▸ **Supplied information**:
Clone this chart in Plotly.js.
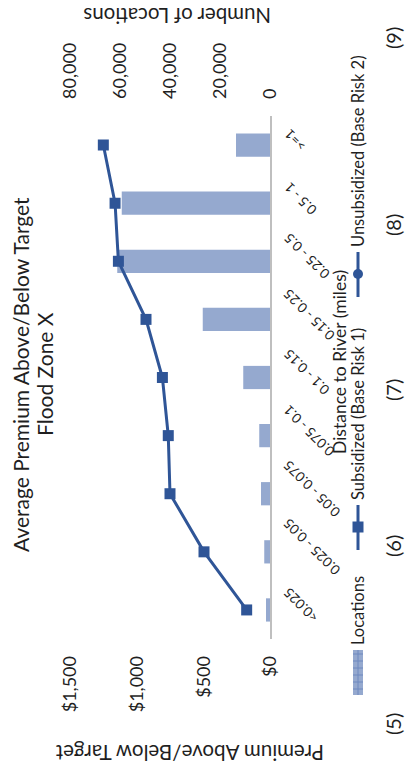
<!DOCTYPE html>
<html>
<head>
<meta charset="utf-8">
<script src="https://cdn.plot.ly/plotly-3.0.1.min.js"></script>
<style>
  html, body { margin: 0; padding: 0; background: #ffffff; overflow: hidden; width: 409px; height: 765px; }
  #wrap { position: absolute; left: 0; top: 0; width: 765px; height: 409px;
          transform-origin: 0 0; transform: translate(0px, 765px) rotate(-90deg); }
  #chart { width: 765px; height: 409px; }
</style>
</head>
<body>
<div id="wrap"><div id="chart"></div></div>
<script>
// ---- data ----
const categories = ["<0.025", "0.025 - 0.05", "0.05 - 0.075", "0.075 - 0.1", "0.1 - 0.15",
                    "0.15 - 0.25", "0.25 - 0.5", "0.5 - 1", ">=1"];
const locations = [1600, 2300, 3600, 4300, 10700, 26900, 61100, 59300, 13600];
const subsidized = [175, 495, 750, 763, 807, 930, 1137, 1162, 1250];
const premiumTicks = [0, 500, 1000, 1500];
const locationTicks = [0, 20000, 40000, 60000, 80000];
const columnLabels = ["(5)", "(6)", "(7)", "(8)", "(9)"];

// ---- layout geometry (unrotated chart, 765 x 409) ----
const W = 765, H = 409;
const PL = 126, PR = 649, PT = 70, PB = 270;
const px = v => (v - PL) / (PR - PL);
const py = v => (PB - v) / (PB - PT);

const FONT = "Lato, 'Open Sans', sans-serif";
const TXT = "#1f1f1f";
const BAR = "#95A9CF";
const LINE = "#2F5597";

const traces = [
  { type: "bar", x: categories, y: locations, yaxis: "y", name: "Locations",
    marker: { color: BAR }, hoverinfo: "skip" },
  { type: "scatter", mode: "lines+markers", x: categories, y: subsidized, yaxis: "y2",
    name: "Subsidized (Base Risk 1)",
    line: { color: LINE, width: 3 },
    marker: { symbol: "square", size: 11, color: LINE }, hoverinfo: "skip" }
];

const ann = [];
function text(t, x, y, size, opts) {
  ann.push(Object.assign({ text: t, xref: "paper", yref: "paper", x: px(x), y: py(y),
    showarrow: false, font: { family: FONT, size: size, color: TXT },
    xanchor: "center", yanchor: "middle" }, opts || {}));
}
// category labels, centred on their category position, rotated
categories.forEach(c => ann.push({ text: c, xref: "x", yref: "paper", x: c, y: py(278), xshift: 5,
  showarrow: false, textangle: -45, xanchor: "center", yanchor: "top",
  font: { family: FONT, size: 13.5, color: TXT } }));

text("Average Premium Above/Below Target", 390, 20, 21);
text("Flood Zone X", 391, 44, 21);
text("Premium Above/Below Target", 12, 190, 20.5, { textangle: -90 });
text("Number of Locations", 749, 177, 20.5, { textangle: -90 });
text("Distance to River (miles)", 403, 339, 17.5);
text("Locations", 118, 358, 16.5, { xanchor: "left" });
text("Subsidized (Base Risk 1)", 263, 358, 16.5, { xanchor: "left" });
text("Unsubsidized (Base Risk 2)", 516, 358, 16.5, { xanchor: "left" });
const colX = [41, 219, 375, 540, 727];
columnLabels.forEach((c, i) => text(c, colX[i], 393, 20));

const shapes = [];
function rect(x0, y0, x1, y1, fill, lineColor, lw) {
  shapes.push({ type: "rect", xref: "paper", yref: "paper", x0: px(x0), x1: px(x1), y0: py(y0), y1: py(y1),
    fillcolor: fill, line: { color: lineColor || fill, width: lw || 0 } });
}
function seg(x0, y0, x1, y1, color, w) {
  shapes.push({ type: "line", xref: "paper", yref: "paper", x0: px(x0), x1: px(x1), y0: py(y0), y1: py(y1),
    line: { color: color, width: w } });
}
// legend: Locations key (patterned rectangle)
rect(70, 353, 115, 363, BAR);
for (let k = 76; k < 115; k += 7) seg(k, 353, k, 363, "#6F89BF", 1);
seg(70, 358, 115, 358, "#6F89BF", 1);
// legend: subsidized key
seg(215, 358, 260, 358, LINE, 3);
rect(232.5, 352.5, 243.5, 363.5, LINE);
// legend: unsubsidized key
seg(468, 358, 513, 358, LINE, 3);
shapes.push({ type: "circle", xref: "paper", yref: "paper", x0: px(486), x1: px(496), y0: py(353), y1: py(363),
  fillcolor: LINE, line: { color: LINE, width: 0 } });

const layout = {
  width: W, height: H,
  margin: { l: PL, r: W - PR, t: PT, b: H - PB, pad: 0 },
  paper_bgcolor: "#ffffff", plot_bgcolor: "rgba(0,0,0,0)",
  showlegend: false,
  bargap: 0.6,
  font: { family: FONT, color: TXT },
  separators: ".,",
  xaxis: { type: "category", categoryorder: "array", categoryarray: categories,
    range: [-0.5, 8.5], showline: true, linecolor: "#BFBFBF", linewidth: 2,
    ticks: "", showgrid: false, zeroline: false, showticklabels: false },
  yaxis: { side: "right", range: [0, 80000], tickvals: locationTicks, tickformat: ",d",
    showgrid: false, zeroline: false, showline: false, ticks: "", ticklabelstandoff: 16,
    tickfont: { family: FONT, size: 18, color: TXT } },
  yaxis2: { overlaying: "y", side: "left", range: [0, 1500], tickvals: premiumTicks,
    tickformat: "$,d", showgrid: false, zeroline: false, showline: false, ticks: "", ticklabelstandoff: 16,
    tickfont: { family: FONT, size: 18, color: TXT } },
  annotations: ann,
  shapes: shapes
};

Plotly.newPlot("chart", traces, layout, { staticPlot: true, displayModeBar: false });
</script>
</body>
</html>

▸ **Objective**:
Locate each line containing the string "chart" and show it.

▸ **Written answer**:
Clone this chart in Plotly.js.
  #chart { width: 765px; height: 409px; }
<div id="wrap"><div id="chart"></div></div>
// ---- layout geometry (unrotated chart, 765 x 409) ----
Plotly.newPlot("chart", traces, layout, { staticPlot: true, displayModeBar: false });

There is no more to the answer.